Dear members of the Earlscliffe Community,
I hope this finds you well. It is a beautiful spring day here in Folkestone. Whatever the weather is like where you are, I hope you are enjoying your day.
I have been away for a couple of days this week at the Boarding Schools Association Head Teachers’ Conference in Oxford – one of my favourite cities. It was a lovely chance to step back a little from the hurly burly and reflect on some issues relating to boarding education. I caught up with a few other head teachers whose paths and careers have crossed with mine, and met a former student who now works at Oxford University, having had a distinguished career as an oarsman, eventually representing Great Britain at olympic level, as well as an impressive academic career, studying at LSE, UCL and Oxford.

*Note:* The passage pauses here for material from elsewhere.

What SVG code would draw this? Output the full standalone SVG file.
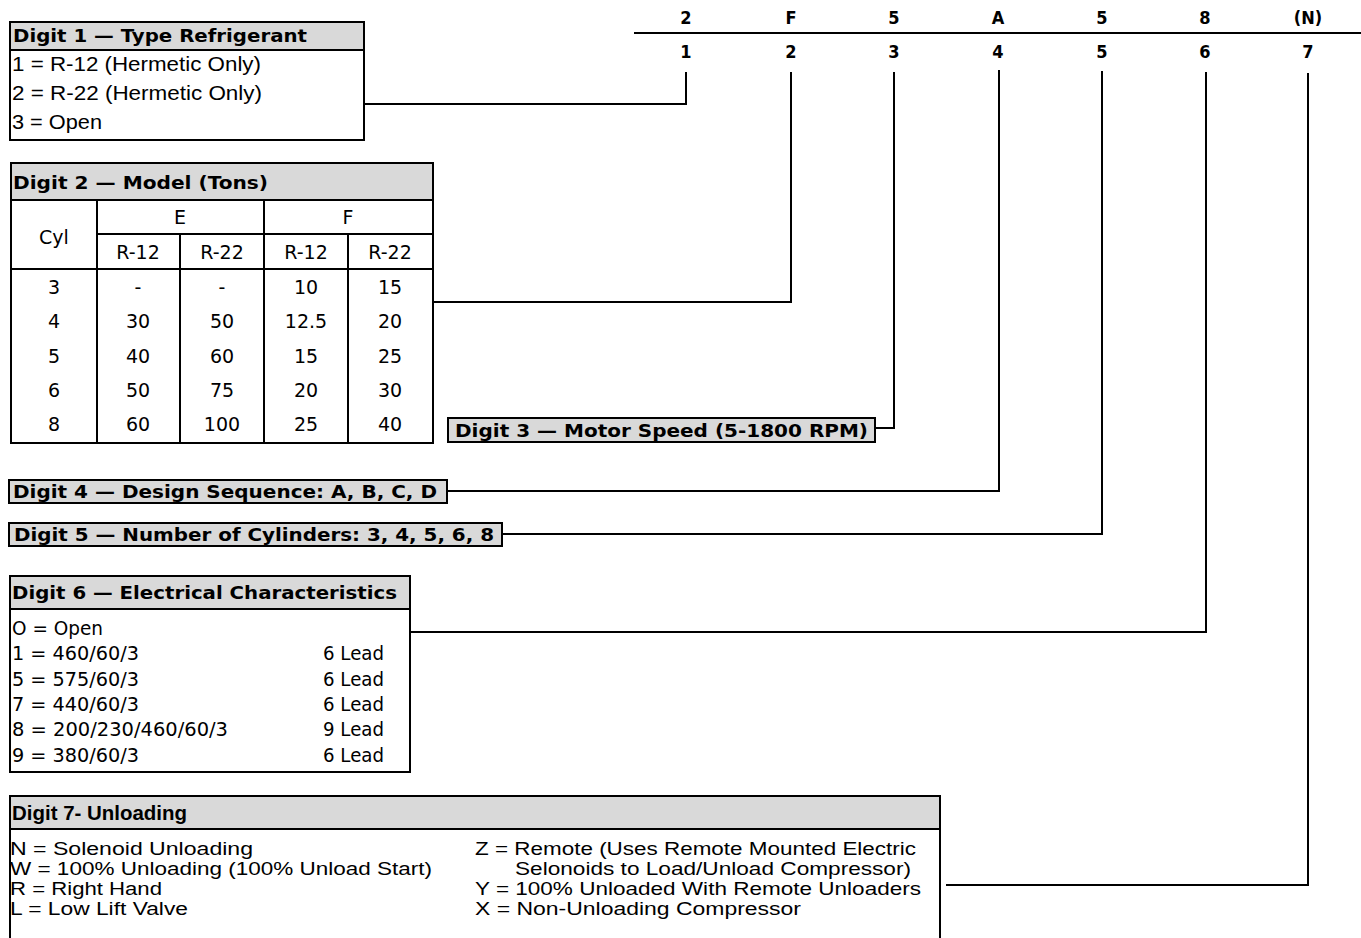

We ‘tired the sun with talking, and sent him down the sky’. He was a boy in the boarding house that I ran at Abingdon School, as was his younger brother, and we had a lot to catch up on. During the conversation, he described himself as perhaps ‘Great Britain’s least successful rower’. He explained that, in over ten years as a national-level athlete, he had been the ‘spare’ or reserve for the first crew, more often than any other oarsman.
He made the first boat many times, and won world championship gold medals, but for much of his time, he had been ‘in the wilderness’. I asked him how he had kept going, and not given up, as many others in such a situation had done. ‘Even when training on my own, I was where I wanted to be, and had a purpose which kept me going.’
I have a profound distrust for the idea that if you want something enough, and are willing to put your heart and soul into it, your dreams will come true. Clearly sacrifice does not always lead to the reward you want. Life is not that simple. Destiny does not respond to bumper-sticker philosophy. What we do know, is how important grit – sticking at it – truly is. A life well lived is going to require grit when times get hard. Times will get hard. Grit may not guarantee success, but it does guarantee character.
I respect and admire this impressive and thoughtful man. After all, it is easy to respect an olympian. But I respect him more for sticking at it through the dark times than for any victory, or accolade, or medal. I cannot say that I always knew he would go far, but it brings such joy when your path crosses with someone in whom talent is combined with dedication and true character.